The scariest thing about this Halloween season isn’t the throngs of people dressing up like Miley Cyrus. Which…by the way…is pretty terrifying.
But what’s even more terrifying is the blatant disrespect when it comes to costume choices.
Dressing up as an unarmed teen who was shot to death? Or the faux-cop who killed him?
What about dressing up as the faux-dentities of the crew that flew on the doomed Asiana Airline flight that crashed in July. Blood, fake monikers and all.
But above all, dressing up as a black person…when you’re not black. Whether it’s to honor your favorite television character, in order to fit in at an “African-themed” party, or portraying a fallacious black culture complete with bling, sideways deuce signs and slanted hats with all of the ignorance and bigotry embodied in a “thuggish” mug slapped across your face…it’s just plain wrong.
Blackface. We’ve been here before and we’re here now. And it’s a damn shame.
We’ve already told you 20 reasons (though we can probably pull up 100 more) of why you shouldn’t dress in blackface this Halloween season (or any time of the year).
But that didn’t sink in. In fact, decades of us telling the world that it is NEVER OK isn’t enough to keep Julianne Hough away from painting her face a darker shade…and for the friends around her to allow her to do it without a conversation about the history of blackface.
A history I’m starting to think many of our Halloween offenders don’t know about.
Hopefully.

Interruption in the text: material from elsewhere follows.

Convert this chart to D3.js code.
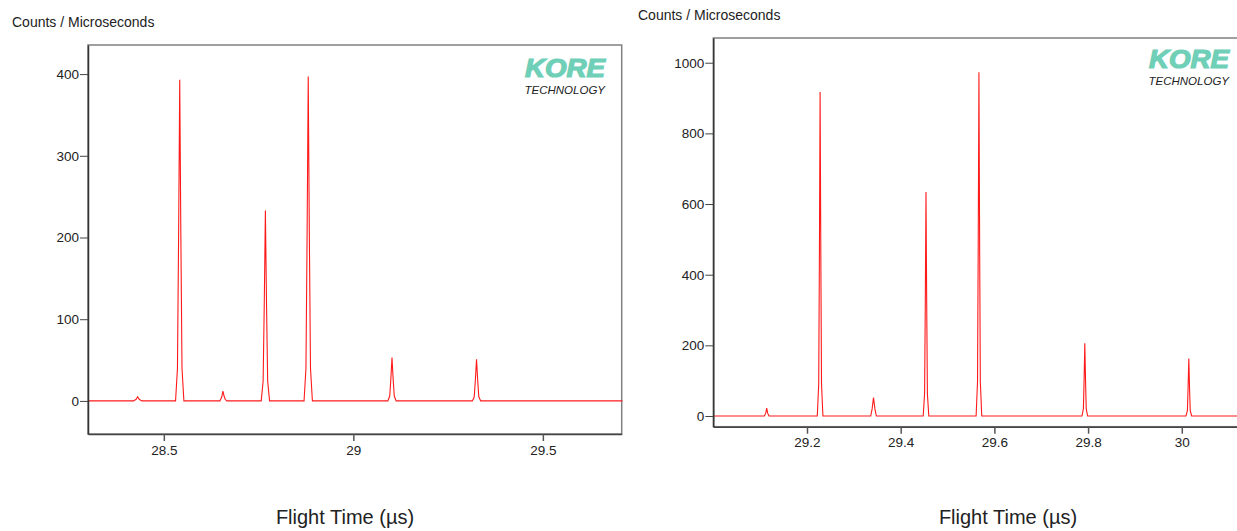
<!DOCTYPE html>
<html>
<head>
<meta charset="utf-8">
<script src="https://cdn.jsdelivr.net/npm/d3@7"></script>
<style>
  body { margin: 0; background: #fff; }
  text { font-family: "Liberation Sans", Arial, sans-serif; }
</style>
</head>
<body>
<div id="chart"></div>
<script>
const width = 1237;
const height = 531;

// left spectrum (flight time in µs, counts / µs)
const leftTimes = [28.30, 28.420, 28.427, 28.431, 28.435, 28.442, 28.531, 28.536, 28.539, 28.542, 28.545, 28.548, 28.553,
    28.648, 28.653, 28.656, 28.659, 28.662, 28.666, 28.757, 28.762, 28.765, 28.768, 28.771, 28.774, 28.779,
    28.870, 28.875, 28.878, 28.881, 28.884, 28.887, 28.892, 29.091, 29.096, 29.099, 29.102, 29.105, 29.108, 29.113,
    29.314, 29.319, 29.322, 29.325, 29.328, 29.331, 29.336, 29.71];
const leftCounts = [0, 0, 2, 5, 2, 0, 0, 40, 200, 393, 200, 40, 0,
    0, 5, 12, 6, 2, 0, 0, 24, 118, 233, 118, 24, 0,
    0, 40, 200, 397, 200, 40, 0, 0, 6, 27, 53, 27, 6, 0,
    0, 5, 26, 51, 26, 5, 0, 0];

// right spectrum
const rightTimes = [29.00, 29.109, 29.112, 29.114, 29.116, 29.119, 29.222, 29.225, 29.2265, 29.228, 29.2295, 29.231, 29.234,
    29.336, 29.339, 29.342, 29.345, 29.348, 29.448, 29.451, 29.4525, 29.454, 29.4555, 29.457, 29.460,
    29.561, 29.564, 29.5655, 29.567, 29.5685, 29.570, 29.573, 29.787, 29.790, 29.7915, 29.793, 29.7945, 29.796, 29.799,
    30.009, 30.012, 30.0135, 30.015, 30.0165, 30.018, 30.021, 30.13];
const rightCounts = [0, 0, 8, 22, 8, 0, 0, 90, 460, 917, 460, 90, 0,
    0, 20, 52, 20, 0, 0, 63, 317, 634, 317, 63, 0,
    0, 97, 487, 973, 487, 97, 0, 0, 21, 103, 206, 103, 21, 0,
    0, 16, 82, 163, 82, 16, 0, 0];

const leftXTicks = [28.5, 29, 29.5];
const leftYTicks = [0, 100, 200, 300, 400];
const rightXTicks = [29.2, 29.4, 29.6, 29.8, 30];
const rightYTicks = [0, 200, 400, 600, 800, 1000];

const yTitle = "Counts / Microseconds";
const xTitle = "Flight Time (µs)";

const svg = d3.select("#chart").append("svg")
    .attr("width", width)
    .attr("height", height);

function drawPanel(p) {
    const x = d3.scaleLinear().domain(p.xDomain).range([p.left, p.right]);
    const y = d3.scaleLinear().domain(p.yDomain).range([p.bottom, p.top]);

    const g = svg.append("g");

    // frame (top/right)
    g.append("rect")
        .attr("x", p.left)
        .attr("y", p.top)
        .attr("width", p.right - p.left)
        .attr("height", p.bottom - p.top)
        .attr("fill", "none")
        .attr("stroke", "#808080")
        .attr("stroke-width", 1.5);

    const line = d3.line()
        .x((d, i) => x(p.times[i]))
        .y(d => y(d));

    g.append("path")
        .datum(p.counts)
        .attr("d", line)
        .attr("fill", "none")
        .attr("stroke", "#ff1a1a")
        .attr("stroke-width", 1.1);

    const xAxis = g.append("g")
        .attr("transform", `translate(0,${p.bottom})`)
        .call(d3.axisBottom(x).tickValues(p.xTicks).tickFormat(d => String(d))
            .tickSize(7).tickPadding(4).tickSizeOuter(0));
    xAxis.select(".domain").attr("stroke", "#444").attr("stroke-width", 1.5);
    xAxis.selectAll(".tick line").attr("stroke", "#555").attr("stroke-width", 1.5);
    xAxis.selectAll("text").attr("font-size", "13.5px").attr("fill", "#222")
        .attr("font-family", "'Liberation Sans', Arial, sans-serif");

    const yAxis = g.append("g")
        .attr("transform", `translate(${p.left},0)`)
        .call(d3.axisLeft(y).tickValues(p.yTicks).tickFormat(d => String(d))
            .tickSize(8).tickPadding(1).tickSizeOuter(0));
    yAxis.select(".domain").attr("stroke", "#333").attr("stroke-width", 1.5);
    yAxis.selectAll(".tick line").attr("stroke", "#444");
    yAxis.selectAll("text").attr("font-size", "13.5px").attr("fill", "#222")
        .attr("font-family", "'Liberation Sans', Arial, sans-serif");

    // logo
    g.append("text")
        .attr("x", p.logoX)
        .attr("y", p.top + p.logoDy)
        .attr("text-anchor", "end")
        .attr("font-size", "25px")
        .attr("font-weight", "bold")
        .attr("font-style", "italic")
        .attr("fill", "#6fcfb7")
        .attr("stroke", "#6fcfb7")
        .attr("stroke-width", 1.2)
        .attr("textLength", 80)
        .attr("lengthAdjust", "spacingAndGlyphs")
        .text("KORE");
    g.append("text")
        .attr("x", p.logoX)
        .attr("y", p.top + p.logoDy + 17)
        .attr("text-anchor", "end")
        .attr("font-size", "11.5px")
        .attr("font-style", "italic")
        .attr("fill", "#222")
        .text("TECHNOLOGY");

    svg.append("text")
        .attr("x", p.yTitleX)
        .attr("y", p.yTitleY)
        .attr("font-size", "14px")
        .attr("fill", "#222")
        .text(yTitle);

    svg.append("text")
        .attr("x", p.xTitleX)
        .attr("y", 524)
        .attr("text-anchor", "middle")
        .attr("font-size", "20px")
        .attr("fill", "#222")
        .text(xTitle);
}

drawPanel({
    left: 88, right: 621.7, top: 45, bottom: 434,
    xDomain: [28.3, 29.708], yDomain: [-40.5, 435.6],
    times: leftTimes, counts: leftCounts,
    xTicks: leftXTicks, yTicks: leftYTicks,
    logoX: 605, logoDy: 32,
    yTitleX: 12, yTitleY: 27, xTitleX: 345
});

drawPanel({
    left: 713.3, right: 1238, top: 38, bottom: 426.7,
    xDomain: [29.0, 30.12], yDomain: [-30.3, 1070],
    times: rightTimes, counts: rightCounts,
    xTicks: rightXTicks, yTicks: rightYTicks,
    logoX: 1229, logoDy: 30,
    yTitleX: 638, yTitleY: 20, xTitleX: 1008
});
</script>
</body>
</html>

At least that ignorance would give me some reason to have mercy.
Here are some quick facts that you should know about the history of blackface and why it’s never alright to slather your face with the nearest charcoal, brown paint or MAC foundation and expect us to laugh.
- Black face originated in the 1820s during minstrel shows where white men would portray plantation slaves and free blacks. These caricatures were used to make a mockery out of black people and eventually, this portrayal led to Americans believing that anyone with brown skin subscribed to these stereotypes.
- The minstrel shows lasted from about the 1820s to the 1890s and were the most popular form of entertainment in America. Each show featured a variety of jokes and skits that highlighted the most degrading and ugly stereotypes about black people to make the audience laugh.
- Two of the most famous examples are Jim Crow and Zip Coon. Jim Crow, who was really a white performer named Thomas “Daddy” Rice, would wear blackface while dancing and singing the song “Jump Jim Crow.” Part of his act was to disturb otherwise peaceful environments of white people, usually played out in a rail car or restaurant. As a result, the term Jim Crow became synonymous with segregating black people from white areas.
- Zip Coon (developed in 1834) was played by George Dixon. He success was dressing up as an arrogant, free black slave that attempted to be dignified, but failed in his appearance and inability to pronounce words correctly.
- Both of these characters, and those developed after them, became known as the “coon.” White performers would dress up, paint their face with black charcoal or another stain, and exaggerate their features by bulging their eyes and painting their lips red.
- Enter the other popular characters of minstrel shows: the mammy (usually a heavyset black woman faithful to her master), the Buck (an intimidating black man who adored white women), the pickaninny (or children with unkempt hair), the Uncle Tom (a black man devoted to white ideals) and even the wench (a black temptress, usually played by a man in a dress).
- In what one could argue as a running theme (even in 2013) is the idea that pickaninnies were disposable. Children were usually depicted as unintelligent and impulsive and were easily hurt or killed in minstrel shows.
- In an interesting twist, white audiences in the 19th century refused to accept real black performers unless they performed in blackface. One of the first to do this was a black performer named William Henry Lane (Master Juba), a tap dancer who eventually became so well-known that he was granted permission to perform as a black man without the black makeup.
- Enter vaudeville. Vaudeville was a genre of theater that offered variety entertainment for a more family-friendly audience. It was popular from the 1880s to the early 1930s and gave way for other black performers to don blackface in the few roles available. It was in this degrading way that many black performers got their start and eventually paved the way for black men to perform without blackface.
- As time progressed, blackface moved from the stage to the big screen. In the controversial 1915 film Birth of a Nation, white men donned blackface to portray violent black men or half-witted free black men. In the film, the Ku Klux Klan saves the South and the white race from the ruin of blacks who have gained power. The director of the film, D.W. Griffith, admitted that it was designed to “create a feeling of abhorrence in white people, especially white women, against colored men.”
- Movies turned to cartoons. Animators at Warner Brothers, MGM, and Disney frequently used blackface in cartoons to perpetuate those same stereotypes of the lazy, unintelligent or savage black person. Some of these references can still be seen on syndicated programs today.
- Spike Lee explored minstrelsy and blackface in his 2000 film Bamboozled, a film that explored the effects of nearly two centuries worth of negative stereotypes and images of black people in America.
But despite Lee’s attempt, and the colorful history of blackface, we are still faced with this…
And even this…
But hopefully this brief lesson in the hurtful history of blackface will make Halloween offenders think twice.